The 1,475 kg satellite, equipped with seven instruments to study the sun, will cover the 15 lakh km distance between the insertion point and its destination by travelling at a speed of 30 km/second

Aditya L1 spacecraft sets off for its final destination

Photo for representation only.



Tribune News Service

Shubhadeep Choudhury

New Delhi, September 19

The Indian Space Research Organisation (ISRO) on Tuesday successfully placed the Aditya L1 spacecraft outside earth's gravitational sphere of influence and on a trajectory that will take it to the Sun-Earth L1 point.

The spacecraft, India's first space-based solar observatory, will be injected into an orbit around L1 (Lagrange Point 1) through a manoeuvre after about 110 days.

The 1,475 kg satellite, equipped with seven instruments to study the sun, will cover the 15 lakh km distance between the insertion point and its destination by travelling at a speed of 30 km/second. Propulsion to the spacecraft will be provided by the gravitational force of the sun.

Launched from Sriharikota on September 3 and placed in an earth-bound orbit, Aditya L1 underwent four orbit raising manoeuvres over a period of 16 days to give it the necessary velocity to escape the earth's gravity and set off for L1 point.

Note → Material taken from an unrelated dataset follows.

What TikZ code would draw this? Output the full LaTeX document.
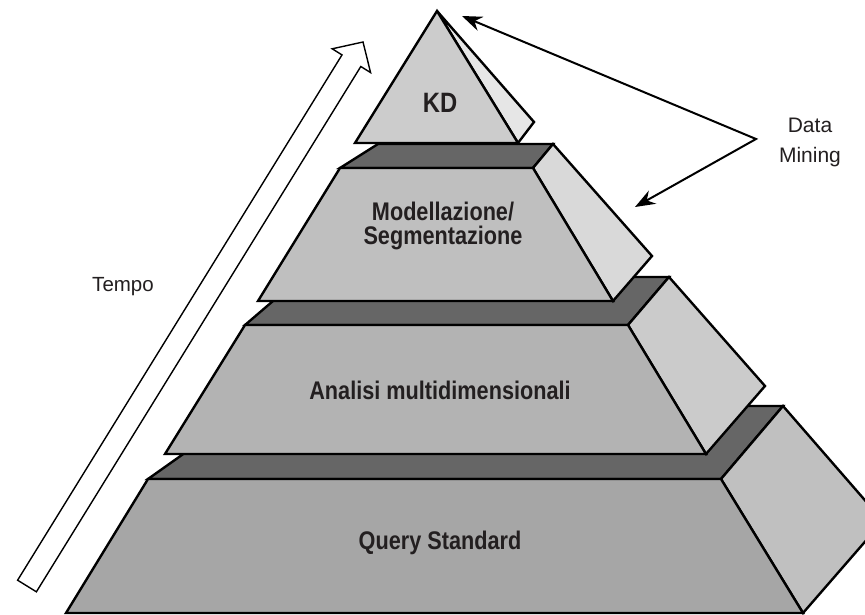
\documentclass[tikz,border=0pt]{standalone}
\usepackage{fontspec}
\setmainfont{Liberation Sans}
\newfontfamily\lblfont[FakeStretch=0.85]{Liberation Sans}
\usetikzlibrary{arrows.meta}
\definecolor{stripc}{HTML}{666666}
\definecolor{kdfront}{HTML}{CCCCCC}
\definecolor{kdside}{HTML}{E6E6E6}
\definecolor{tbfront}{HTML}{BFBFBF}
\definecolor{tbside}{HTML}{D9D9D9}
\definecolor{tcfront}{HTML}{B3B3B3}
\definecolor{tcside}{HTML}{CBCBCB}
\definecolor{tdfront}{HTML}{A6A6A6}
\definecolor{tdside}{HTML}{C0C0C0}
\definecolor{textc}{HTML}{231F20}
\begin{document}
\begin{tikzpicture}[x=1pt,y=-1pt,
  face/.style={draw=black,line width=2.4pt,line join=miter},
  lbl/.style={font=\lblfont\bfseries\fontsize{25.5pt}{24.5pt}\selectfont,text=textc,inner sep=0pt,align=center},
  plain/.style={font=\fontsize{21pt}{30pt}\selectfont,text=textc,inner sep=0pt,align=center},
  dmarrow/.style={draw=black,line width=2pt,line join=miter,{Stealth[length=20pt,width=15pt]}-{Stealth[length=20pt,width=15pt]}}
]
\useasboundingbox (0,0) rectangle (865,614);
\clip (0,0) rectangle (865,614);
\fill[white] (0,0) rectangle (865,614);

% tier 4 (bottom)
\draw[face,fill=stripc] (148,479) -- (721,479) -- (783,406) -- (251,406) -- cycle;
\draw[face,fill=tdside] (721,479) -- (783,406) -- (883,521) -- (803,613) -- cycle;
\draw[face,fill=tdfront] (148,479) -- (721,479) -- (803,613) -- (66,613) -- cycle;

% tier 3
\draw[face,fill=stripc] (245,325) -- (628,325) -- (669,277) -- (301,277) -- cycle;
\draw[face,fill=tcside] (628,325) -- (669,277) -- (765,386) -- (706,454) -- cycle;
\draw[face,fill=tcfront] (245,325) -- (628,325) -- (706,454) -- (165,454) -- cycle;

% tier 2
\draw[face,fill=stripc] (340,168) -- (533,168) -- (553,144) -- (378,144) -- cycle;
\draw[face,fill=tbside] (533,168) -- (553,144) -- (652,256) -- (613,301) -- cycle;
\draw[face,fill=tbfront] (340,168) -- (533,168) -- (613,301) -- (258,301) -- cycle;

% top (KD)
\draw[face,fill=kdside] (437,11) -- (534,122) -- (518,143) -- cycle;
\draw[face,fill=kdfront] (437,11) -- (518,143) -- (355,143) -- cycle;

% labels
\node[lbl,anchor=base,font=\lblfont\bfseries\fontsize{28pt}{30pt}\selectfont] (kd) at (440,112) {KD};
\node[lbl] (mod) at (443,226) {Modellazione/\\Segmentazione};
\node[lbl,anchor=base] (ana) at (440,399) {Analisi multidimensionali};
\node[lbl,anchor=base] (qs) at (440,549) {Query Standard};

% Tempo block arrow
\draw[fill=white,draw=black,line width=1.4pt,line join=miter]
  (17.6,580.2) -- (342.0,54.9) -- (332.2,48.8) -- (363,42) -- (370.6,72.6) -- (360.8,66.5) -- (36.4,591.8) -- cycle;
\node[plain,font=\fontsize{20.5pt}{24pt}\selectfont] (tempo) at (123,287) {Tempo};

% Data Mining
\node[plain] (dmlabel) at (810,142) {Data\\Mining};
\coordinate (dm) at (756,139);
\coordinate (tipA) at (462,16);
\coordinate (tipB) at (635,207);
\draw[dmarrow] (tipA) -- (dm) -- (tipB);
\end{tikzpicture}
\end{document}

The L1 point of the earth-sun system affords an uninterrupted view of the sun and is currently home to the Solar and Heliospheric Observatory Satellite (SOHO), a joint enterprise of NASA and ESA (European Space Agency).

"Off to Sun-Earth L1 point!

“The Trans-Lagrangean Point 1 Insertion (TL1I) maneuvre is performed successfully.

“The spacecraft is now on a trajectory that will take it to the Sun-Earth L1 point. It will be injected into an orbit around L1 through a maneuver after about 110 days.

“This is the fifth consecutive time ISRO has successfully transferred an object on a trajectory toward another celestial body or location in space,” the Indian Space Research Organisation said in a post on X.